Un presbitero di Pelusio sentì dire di alcuni fratelli: «Spesso sono in città, frequentano i bagni e si corrompono». Quando venne al raduno dei fratelli tolse loro l’abito monastico. E dopo questo il suo cuore lo colpì ed egli fu preso da pentimento; stravolto dai suoi pensieri, come ubriaco, venne dal padre Poemen portando anche gli abiti dei fratelli, e raccontò all’anziano la cosa. E l’anziano gli dice: «Non hai tu nulla dell’uomo vecchio? Svestilo!». Il presbitero disse: «Ho parte con l’uomo vecchio!». E l’anziano a lui: «Dunque tu pure sei come i fratelli; anche se hai solo un po’ dell’uomo vecchio, tuttavia soggiaci al peccato». Il presbitero allora, andatosene, chiamò i fratelli; e, dopo aver chiesto perdono agli undici, li rivestì dell’abito monastico e li congedò (324d-325a).
Il padre Anub interrogò il padre Poemen sui pensieri impuri che il cuore dell’uomo genera, e sui desideri vani. Il padre Poemen rispose: «Forse che la scure si vanta senza colui che con essa taglia? Anche tu non dar loro posto, e non perdere in essi le tue forze; e saranno inefficaci» (325c; PJ X, 41).
Il padre Poemen disse ancora: «Se non fosse venuto Nabuzardan, l’arcicuoco, il
tempio del Signore non sarebbe stato incendiato.

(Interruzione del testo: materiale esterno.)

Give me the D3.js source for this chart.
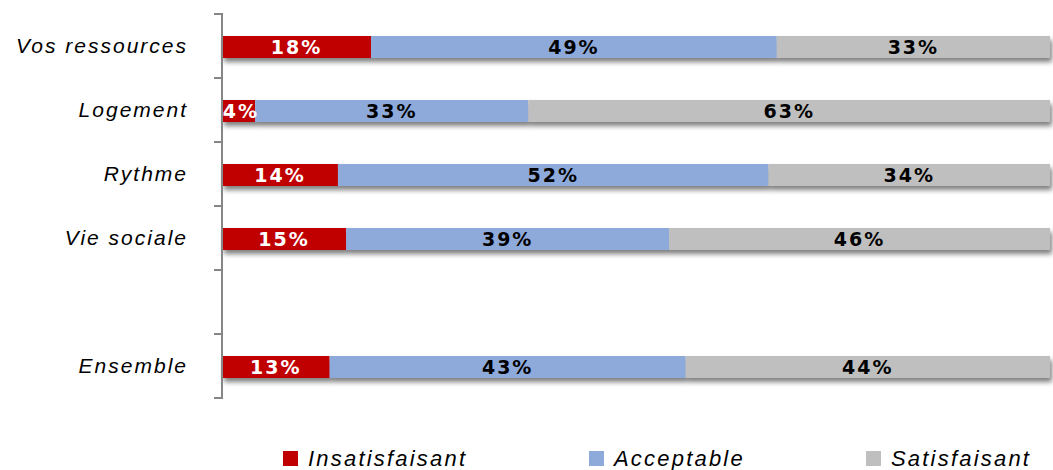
<!DOCTYPE html>
<meta charset="utf-8">
<script src="https://d3js.org/d3.v7.min.js"></script>
<style>
  body { margin: 0; background: #fff; }
</style>
<div id="my_dataviz"></div>
<script>
// categories (top to bottom), one empty slot before "Ensemble"
var categories = ["Vos ressources", "Logement", "Rythme", "Vie sociale", "", "Ensemble"];
var series = ["Insatisfaisant", "Acceptable", "Satisfaisant"];
var insatisfaisant = [18, 4, 14, 15, null, 13];
var acceptable     = [49, 33, 52, 39, null, 43];
var satisfaisant   = [33, 63, 34, 46, null, 44];
var colors = ["#c00000", "#8eaadb", "#bfbfbf"];
var labelColors = ["#ffffff", "#000000", "#000000"];

var width = 1053, height = 470;
var margin = {top: 14, right: 3, bottom: 72, left: 222};

var svg = d3.select("#my_dataviz")
  .append("svg")
    .attr("width", width)
    .attr("height", height);

// soft shadow under the bars
var defs = svg.append("defs");
var f = defs.append("filter").attr("id", "shadow")
  .attr("x", "-5%").attr("y", "-50%").attr("width", "110%").attr("height", "220%");
f.append("feDropShadow")
  .attr("dx", 2).attr("dy", 4).attr("stdDeviation", 2.5)
  .attr("flood-color", "#000").attr("flood-opacity", 0.5);

var x = d3.scaleLinear().domain([0, 100]).range([margin.left, width - margin.right]);
var y = d3.scaleBand().domain(categories).range([margin.top, height - margin.bottom]);
var barH = 22;

// build rows
var rows = categories.map(function(c, i) {
  return {cat: c, vals: [insatisfaisant[i], acceptable[i], satisfaisant[i]]};
}).filter(function(d) { return d.cat !== ""; });

var g = svg.append("g");
rows.forEach(function(r) {
  var cy = y(r.cat) + y.bandwidth() / 2 + 1;
  var row = g.append("g").attr("filter", "url(#shadow)");
  var start = 0;
  r.vals.forEach(function(v, k) {
    row.append("rect")
      .attr("x", x(start))
      .attr("y", cy - barH / 2)
      .attr("width", x(start + v) - x(start))
      .attr("height", barH)
      .attr("fill", colors[k]);
    start += v;
  });
});

// value labels
rows.forEach(function(r) {
  var cy = y(r.cat) + y.bandwidth() / 2 + 1;
  var start = 0;
  r.vals.forEach(function(v, k) {
    var cx = (x(start) + x(start + v)) / 2;
    if (v < 6) cx = x(start) + 19;
    svg.append("text")
      .attr("x", cx)
      .attr("y", cy)
      .attr("dy", "0.36em")
      .attr("text-anchor", "middle")
      .style("font-family", "DejaVu Sans, Verdana, sans-serif")
      .style("font-weight", "bold")
      .style("font-size", "19px")
      .style("letter-spacing", "2px")
      .attr("fill", labelColors[k])
      .text(v + "%");
    start += v;
  });
});

// y axis
var axis = svg.append("g")
  .attr("transform", "translate(" + margin.left + ",0)")
  .call(d3.axisLeft(y).tickSize(0).tickFormat(""));
axis.select(".domain").attr("stroke", "#868686").attr("stroke-width", 2)
  .attr("d", "M-8," + y.range()[0] + "H0V" + y.range()[1] + "H-8");
// tick marks at band boundaries
var bounds = categories.map(function(c) { return y(c); }).slice(1);
svg.selectAll("line.tk")
  .data(bounds)
  .enter().append("line")
    .attr("class", "tk")
    .attr("x1", margin.left - 8).attr("x2", margin.left)
    .attr("y1", function(d) { return d; }).attr("y2", function(d) { return d; })
    .attr("stroke", "#868686").attr("stroke-width", 2);

// category labels
svg.selectAll("text.cat")
  .data(rows)
  .enter().append("text")
    .attr("class", "cat")
    .attr("x", 188)
    .attr("y", function(d) { return y(d.cat) + y.bandwidth() / 2; })
    .attr("dy", "0.35em")
    .attr("text-anchor", "end")
    .style("font-family", "Liberation Sans, Arial, sans-serif")
    .style("font-style", "italic")
    .style("font-size", "21px")
    .style("letter-spacing", "2px")
    .attr("fill", "#000")
    .text(function(d) { return d.cat; });

// legend
var legX = [283, 589, 866];
var leg = svg.selectAll("g.leg")
  .data(series)
  .enter().append("g")
    .attr("class", "leg")
    .attr("transform", function(d, i) { return "translate(" + legX[i] + ",458)"; });
leg.append("rect")
  .attr("x", 0).attr("y", -7)
  .attr("width", 15).attr("height", 15)
  .attr("fill", function(d, i) { return colors[i]; });
leg.append("text")
  .attr("x", 25)
  .attr("y", 0)
  .attr("dy", "0.36em")
  .style("font-family", "Liberation Sans, Arial, sans-serif")
  .style("font-style", "italic")
  .style("font-size", "22px")
  .style("letter-spacing", "2.2px")
  .attr("fill", "#000")
  .text(function(d) { return d; });
</script>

Ciò significa: se l’anima non cercasse la soddisfazione del cibo, lo spirito non cadrebbe nella lotta contro il nemico».
Raccontavano che il padre Poemen, invitato a mangiare contro la sua volontà, vi andò piangendo, per non disubbidire al fratello e non rattristarlo (325cd; PJ IV, 30).
Il padre Poemen disse: «Non abitare in un luogo in cui vedi alcuni gelosi di te; altrimenti non progredirai» (PJ X, 45).
Raccontarono al padre Poemen di un monaco che non beveva vino. «Il vino, disse, non è per nulla cosa da monaci» (PJ IV, 31).